HEALTH experts in the Midlands province have expressed concern over the sharp rise in sexual activity among adolescent girls, particularly in areas where gold panning was rife, saying the trend could reverse the gains the country has made in reducing new HIV infections.
BY NUNURAI JENA
Speaking to journalists during National Aids Council media tour last week, the sister-in-charge at Silobela Clinic, Mary Chin’ono said statistics showed that there has been a steady increase of young women testing positive to cervical cancer in the area.
Chin’ono said the high poverty levels had triggered an increase in school dropouts and sexual activity among adolescents.
“These girls are affected by poverty. Remember this is a gold panning community, children are dropping out of school going to work in gold panning and some due to lack of school fees…so idleness will result in girls engaging in sexual activities at an early age,” Chin’ono said.
Meanwhile, Kwekwe’s HIV and Aids prevalence rate still remains high at 20,3% against the national rate of 15%.
National Aids Council Kwekwe district co-ordinator Elison Kombora attributed the district’s high prevalence rate to gold panning, which was enticing sex workers and informal traders.

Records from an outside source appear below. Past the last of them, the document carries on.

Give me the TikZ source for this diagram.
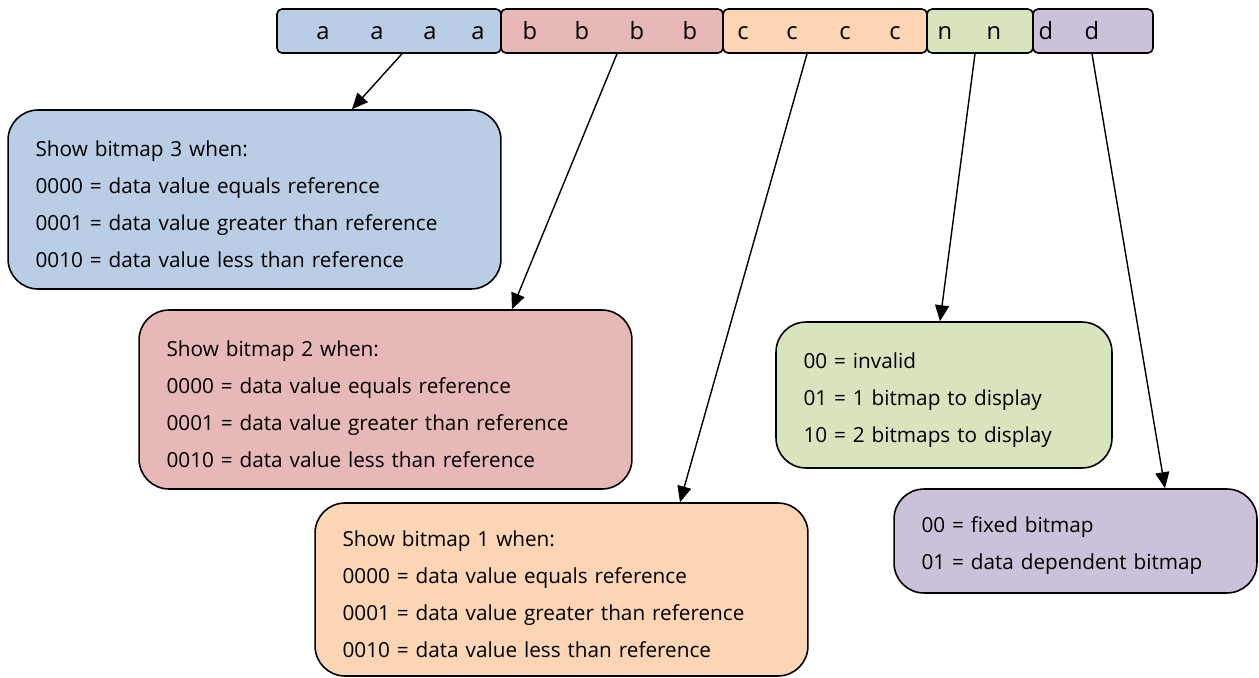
\documentclass[tikz,border=0pt]{standalone}
\usepackage{fontspec}
\setmainfont{Open Sans}
\usetikzlibrary{arrows.meta}
\definecolor{fieldblue}{HTML}{B9CDE5}
\definecolor{fieldred}{HTML}{E6B9B8}
\definecolor{fieldorange}{HTML}{FCD5B5}
\definecolor{fieldgreen}{HTML}{D7E4BD}
\definecolor{fieldpurple}{HTML}{CCC1DA}

\tikzset{
  field/.style={draw, line width=0.9pt, rounded corners=0.1cm, inner sep=0pt, minimum height=0.88cm},
  bitletter/.style={anchor=base, inner sep=0pt, font=\fontsize{13.5}{16}\selectfont},
  descbox/.style={draw, line width=0.9pt, rounded corners=0.6cm, align=left, inner xsep=0.55cm, inner ysep=0pt,
    font=\fontsize{11.8}{21}\selectfont, execute at begin node={\rule{0pt}{14.5pt}}},
  pointer/.style={-{Triangle[length=0.32cm,width=0.28cm]}, line width=0.8pt}
}

\begin{document}
\begin{tikzpicture}[x=0.02cm, y=-0.02cm]
        \useasboundingbox (0,0) rectangle (1259,677);

        % The bit fields along the top
        \node[field, fill=fieldblue, minimum width=4.48cm] (fieldA) at (389,31) {};
        \node[field, fill=fieldred, minimum width=4.44cm] (fieldB) at (612,31) {};
        \node[field, fill=fieldorange, minimum width=4.08cm] (fieldC) at (825,31) {};
        \node[field, fill=fieldgreen, minimum width=2.12cm] (fieldN) at (980,31) {};
        \node[field, fill=fieldpurple, minimum width=2.4cm] (fieldD) at (1093,31) {};

        % Bit letters
        \foreach \x/\l in {323/a, 377/a, 430/a, 478/a, 530/b, 582/b, 637/b, 690/b,
                           743/c, 792/c, 845/c, 895/c, 945/n, 994/n, 1046/d, 1092/d}
          \node[bitletter] (bit\x) at (\x,39.5) {\l};

        % Description boxes
        \node[descbox, fill=fieldblue, minimum width=9.86cm, minimum height=3.58cm, text width=8.76cm] (descA) at (254.5,199.5)
          {Show bitmap 3 when:\\0000 = data value equals reference\\0001 = data value greater than reference\\0010 = data value less than reference};
        \node[descbox, fill=fieldred, minimum width=9.86cm, minimum height=3.58cm, text width=8.76cm] (descB) at (385.5,399.5)
          {Show bitmap 2 when:\\0000 = data value equals reference\\0001 = data value greater than reference\\0010 = data value less than reference};
        \node[descbox, fill=fieldorange, minimum width=9.86cm, minimum height=3.46cm, text width=8.76cm] (descC) at (561.5,589.5)
          {Show bitmap 1 when:\\0000 = data value equals reference\\0001 = data value greater than reference\\0010 = data value less than reference};
        \node[descbox, fill=fieldgreen, minimum width=6.72cm, minimum height=2.92cm, text width=5.62cm] (descN) at (944,395)
          {00 = invalid\\01 = 1 bitmap to display\\10 = 2 bitmaps to display};
        \node[descbox, fill=fieldpurple, minimum width=7.26cm, minimum height=2.08cm, text width=6.16cm] (descD) at (1075.5,541)
          {00 = fixed bitmap\\01 = data dependent bitmap};

        % Pointers from fields to boxes
        \draw[pointer] ([xshift=0.26cm]fieldA.south) -- ([xshift=1.95cm]descA.north);
        \draw[pointer] ([xshift=0.1cm]fieldB.south) -- ([xshift=2.53cm]descB.north);
        \draw[pointer] ([xshift=-0.36cm]fieldC.south) -- ([xshift=2.37cm]descC.north);
        \draw[pointer] ([xshift=-0.1cm]fieldN.south) -- ([xshift=-0.08cm]descN.north);
        \draw[pointer] ([xshift=-0.02cm]fieldD.south) -- ([xshift=1.79cm]descD.north);
      \end{tikzpicture}
\end{document}
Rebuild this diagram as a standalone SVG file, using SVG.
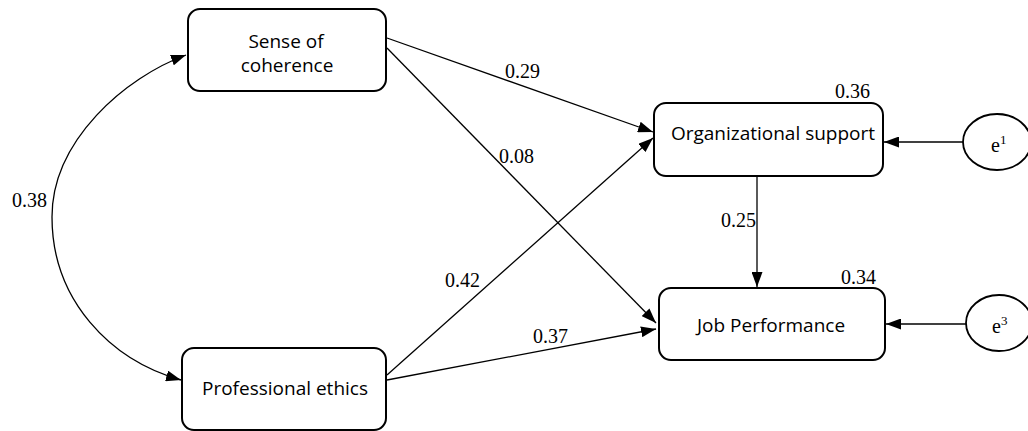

“We are targeting gold panners because we have a high substantial figure of them have disposable incomes and because of those incomes they are prone to risky behaviours and they are targets from sex workers,” Kombora said.
The country continues to have hot spots of high HIV transmissions and these include border towns, growth points, small-scale mining areas, fishing camps, commercial farming settlements.